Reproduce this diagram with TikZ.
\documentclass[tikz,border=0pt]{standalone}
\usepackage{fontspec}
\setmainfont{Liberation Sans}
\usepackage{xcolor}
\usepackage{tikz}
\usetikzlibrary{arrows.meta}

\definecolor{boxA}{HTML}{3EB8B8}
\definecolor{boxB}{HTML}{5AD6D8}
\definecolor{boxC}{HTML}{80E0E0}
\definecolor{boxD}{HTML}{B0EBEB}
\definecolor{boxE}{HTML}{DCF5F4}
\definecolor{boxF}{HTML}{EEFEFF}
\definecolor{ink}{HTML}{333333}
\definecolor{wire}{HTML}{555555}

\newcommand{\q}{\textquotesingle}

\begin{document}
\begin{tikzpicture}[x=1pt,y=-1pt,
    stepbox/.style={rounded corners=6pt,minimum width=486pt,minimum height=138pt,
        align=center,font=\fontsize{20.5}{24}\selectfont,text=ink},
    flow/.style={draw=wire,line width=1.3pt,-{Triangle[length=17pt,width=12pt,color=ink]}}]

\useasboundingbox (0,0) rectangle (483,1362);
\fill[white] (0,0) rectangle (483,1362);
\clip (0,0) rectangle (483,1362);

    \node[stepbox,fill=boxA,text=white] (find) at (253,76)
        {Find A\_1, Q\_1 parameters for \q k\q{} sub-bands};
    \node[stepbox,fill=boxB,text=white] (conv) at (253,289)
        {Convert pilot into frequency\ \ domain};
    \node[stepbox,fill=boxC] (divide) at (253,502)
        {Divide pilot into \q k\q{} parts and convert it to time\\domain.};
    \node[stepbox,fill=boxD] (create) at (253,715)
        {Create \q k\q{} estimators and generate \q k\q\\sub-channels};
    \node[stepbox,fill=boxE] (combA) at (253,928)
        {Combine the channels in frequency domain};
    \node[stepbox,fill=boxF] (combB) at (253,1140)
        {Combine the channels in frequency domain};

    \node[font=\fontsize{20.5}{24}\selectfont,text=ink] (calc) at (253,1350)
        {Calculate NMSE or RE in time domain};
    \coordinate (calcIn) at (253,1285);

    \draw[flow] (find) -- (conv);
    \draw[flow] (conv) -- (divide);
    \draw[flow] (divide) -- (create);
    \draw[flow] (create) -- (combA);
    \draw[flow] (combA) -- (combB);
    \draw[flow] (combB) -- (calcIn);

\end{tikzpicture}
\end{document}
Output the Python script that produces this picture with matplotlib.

* * * * * * *

- JOB:
Starting with the first line of the records, repeat every line up to and including the one containing "(calcIn) at (253,1285);", and nothing else.

- WRITTEN RESPONSE:
Reproduce this diagram with TikZ.
\documentclass[tikz,border=0pt]{standalone}
\usepackage{fontspec}
\setmainfont{Liberation Sans}
\usepackage{xcolor}
\usepackage{tikz}
\usetikzlibrary{arrows.meta}

\definecolor{boxA}{HTML}{3EB8B8}
\definecolor{boxB}{HTML}{5AD6D8}
\definecolor{boxC}{HTML}{80E0E0}
\definecolor{boxD}{HTML}{B0EBEB}
\definecolor{boxE}{HTML}{DCF5F4}
\definecolor{boxF}{HTML}{EEFEFF}
\definecolor{ink}{HTML}{333333}
\definecolor{wire}{HTML}{555555}

\newcommand{\q}{\textquotesingle}

\begin{document}
\begin{tikzpicture}[x=1pt,y=-1pt,
    stepbox/.style={rounded corners=6pt,minimum width=486pt,minimum height=138pt,
        align=center,font=\fontsize{20.5}{24}\selectfont,text=ink},
    flow/.style={draw=wire,line width=1.3pt,-{Triangle[length=17pt,width=12pt,color=ink]}}]

\useasboundingbox (0,0) rectangle (483,1362);
\fill[white] (0,0) rectangle (483,1362);
\clip (0,0) rectangle (483,1362);

    \node[stepbox,fill=boxA,text=white] (find) at (253,76)
        {Find A\_1, Q\_1 parameters for \q k\q{} sub-bands};
    \node[stepbox,fill=boxB,text=white] (conv) at (253,289)
        {Convert pilot into frequency\ \ domain};
    \node[stepbox,fill=boxC] (divide) at (253,502)
        {Divide pilot into \q k\q{} parts and convert it to time\\domain.};
    \node[stepbox,fill=boxD] (create) at (253,715)
        {Create \q k\q{} estimators and generate \q k\q\\sub-channels};
    \node[stepbox,fill=boxE] (combA) at (253,928)
        {Combine the channels in frequency domain};
    \node[stepbox,fill=boxF] (combB) at (253,1140)
        {Combine the channels in frequency domain};

    \node[font=\fontsize{20.5}{24}\selectfont,text=ink] (calc) at (253,1350)
        {Calculate NMSE or RE in time domain};
    \coordinate (calcIn) at (253,1285);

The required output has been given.